• _Data segment_:
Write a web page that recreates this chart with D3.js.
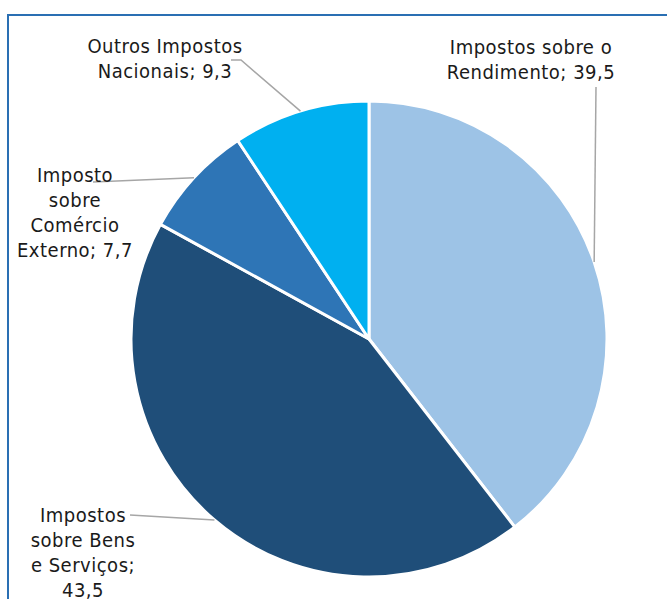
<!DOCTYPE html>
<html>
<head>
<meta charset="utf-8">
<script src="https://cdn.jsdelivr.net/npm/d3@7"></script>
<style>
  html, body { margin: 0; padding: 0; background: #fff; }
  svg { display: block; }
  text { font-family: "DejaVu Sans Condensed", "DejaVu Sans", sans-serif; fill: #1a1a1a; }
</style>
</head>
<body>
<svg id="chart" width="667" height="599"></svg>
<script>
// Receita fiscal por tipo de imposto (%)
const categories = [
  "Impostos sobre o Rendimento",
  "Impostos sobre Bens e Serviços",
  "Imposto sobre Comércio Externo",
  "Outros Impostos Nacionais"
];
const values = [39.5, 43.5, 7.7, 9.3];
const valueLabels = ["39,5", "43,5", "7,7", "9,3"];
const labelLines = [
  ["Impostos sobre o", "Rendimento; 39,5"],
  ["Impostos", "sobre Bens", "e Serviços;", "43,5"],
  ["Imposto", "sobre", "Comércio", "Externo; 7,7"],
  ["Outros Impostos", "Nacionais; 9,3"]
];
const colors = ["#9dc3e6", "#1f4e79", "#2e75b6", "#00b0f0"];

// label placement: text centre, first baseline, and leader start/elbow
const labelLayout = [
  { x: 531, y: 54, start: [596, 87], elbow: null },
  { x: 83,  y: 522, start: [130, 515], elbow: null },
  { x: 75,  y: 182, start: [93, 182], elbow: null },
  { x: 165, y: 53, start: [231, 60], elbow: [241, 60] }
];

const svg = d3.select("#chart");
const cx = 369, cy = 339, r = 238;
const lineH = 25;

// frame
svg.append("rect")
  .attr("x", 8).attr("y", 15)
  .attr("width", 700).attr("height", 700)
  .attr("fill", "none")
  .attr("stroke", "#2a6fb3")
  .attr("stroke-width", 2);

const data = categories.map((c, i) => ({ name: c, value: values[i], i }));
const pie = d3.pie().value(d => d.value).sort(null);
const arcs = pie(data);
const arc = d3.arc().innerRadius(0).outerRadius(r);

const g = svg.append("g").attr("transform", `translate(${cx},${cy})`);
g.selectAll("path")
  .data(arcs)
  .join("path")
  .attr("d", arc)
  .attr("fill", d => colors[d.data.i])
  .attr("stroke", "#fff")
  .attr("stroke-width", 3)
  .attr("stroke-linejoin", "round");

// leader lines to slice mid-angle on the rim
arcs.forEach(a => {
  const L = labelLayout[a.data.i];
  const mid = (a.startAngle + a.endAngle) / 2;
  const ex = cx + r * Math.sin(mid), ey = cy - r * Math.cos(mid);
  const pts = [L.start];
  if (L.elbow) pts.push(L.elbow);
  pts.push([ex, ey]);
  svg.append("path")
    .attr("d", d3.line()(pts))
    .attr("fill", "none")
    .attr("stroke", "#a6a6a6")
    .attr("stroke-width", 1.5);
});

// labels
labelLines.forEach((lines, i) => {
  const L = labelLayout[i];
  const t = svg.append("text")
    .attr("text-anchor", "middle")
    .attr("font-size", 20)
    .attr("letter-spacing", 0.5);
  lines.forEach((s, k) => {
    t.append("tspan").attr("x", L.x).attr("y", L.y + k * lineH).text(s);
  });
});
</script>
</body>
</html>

• _Requirement_: Reproduce all of the material above word for word. Omit the pictures.

• _Correct response_:
Write a web page that recreates this chart with D3.js.
<!DOCTYPE html>
<html>
<head>
<meta charset="utf-8">
<script src="https://cdn.jsdelivr.net/npm/d3@7"></script>
<style>
  html, body { margin: 0; padding: 0; background: #fff; }
  svg { display: block; }
  text { font-family: "DejaVu Sans Condensed", "DejaVu Sans", sans-serif; fill: #1a1a1a; }
</style>
</head>
<body>
<svg id="chart" width="667" height="599"></svg>
<script>
// Receita fiscal por tipo de imposto (%)
const categories = [
  "Impostos sobre o Rendimento",
  "Impostos sobre Bens e Serviços",
  "Imposto sobre Comércio Externo",
  "Outros Impostos Nacionais"
];
const values = [39.5, 43.5, 7.7, 9.3];
const valueLabels = ["39,5", "43,5", "7,7", "9,3"];
const labelLines = [
  ["Impostos sobre o", "Rendimento; 39,5"],
  ["Impostos", "sobre Bens", "e Serviços;", "43,5"],
  ["Imposto", "sobre", "Comércio", "Externo; 7,7"],
  ["Outros Impostos", "Nacionais; 9,3"]
];
const colors = ["#9dc3e6", "#1f4e79", "#2e75b6", "#00b0f0"];

// label placement: text centre, first baseline, and leader start/elbow
const labelLayout = [
  { x: 531, y: 54, start: [596, 87], elbow: null },
  { x: 83,  y: 522, start: [130, 515], elbow: null },
  { x: 75,  y: 182, start: [93, 182], elbow: null },
  { x: 165, y: 53, start: [231, 60], elbow: [241, 60] }
];

const svg = d3.select("#chart");
const cx = 369, cy = 339, r = 238;
const lineH = 25;

// frame
svg.append("rect")
  .attr("x", 8).attr("y", 15)
  .attr("width", 700).attr("height", 700)
  .attr("fill", "none")
  .attr("stroke", "#2a6fb3")
  .attr("stroke-width", 2);

const data = categories.map((c, i) => ({ name: c, value: values[i], i }));
const pie = d3.pie().value(d => d.value).sort(null);
const arcs = pie(data);
const arc = d3.arc().innerRadius(0).outerRadius(r);

const g = svg.append("g").attr("transform", `translate(${cx},${cy})`);
g.selectAll("path")
  .data(arcs)
  .join("path")
  .attr("d", arc)
  .attr("fill", d => colors[d.data.i])
  .attr("stroke", "#fff")
  .attr("stroke-width", 3)
  .attr("stroke-linejoin", "round");

// leader lines to slice mid-angle on the rim
arcs.forEach(a => {
  const L = labelLayout[a.data.i];
  const mid = (a.startAngle + a.endAngle) / 2;
  const ex = cx + r * Math.sin(mid), ey = cy - r * Math.cos(mid);
  const pts = [L.start];
  if (L.elbow) pts.push(L.elbow);
  pts.push([ex, ey]);
  svg.append("path")
    .attr("d", d3.line()(pts))
    .attr("fill", "none")
    .attr("stroke", "#a6a6a6")
    .attr("stroke-width", 1.5);
});

// labels
labelLines.forEach((lines, i) => {
  const L = labelLayout[i];
  const t = svg.append("text")
    .attr("text-anchor", "middle")
    .attr("font-size", 20)
    .attr("letter-spacing", 0.5);
  lines.forEach((s, k) => {
    t.append("tspan").attr("x", L.x).attr("y", L.y + k * lineH).text(s);
  });
});
</script>
</body>
</html>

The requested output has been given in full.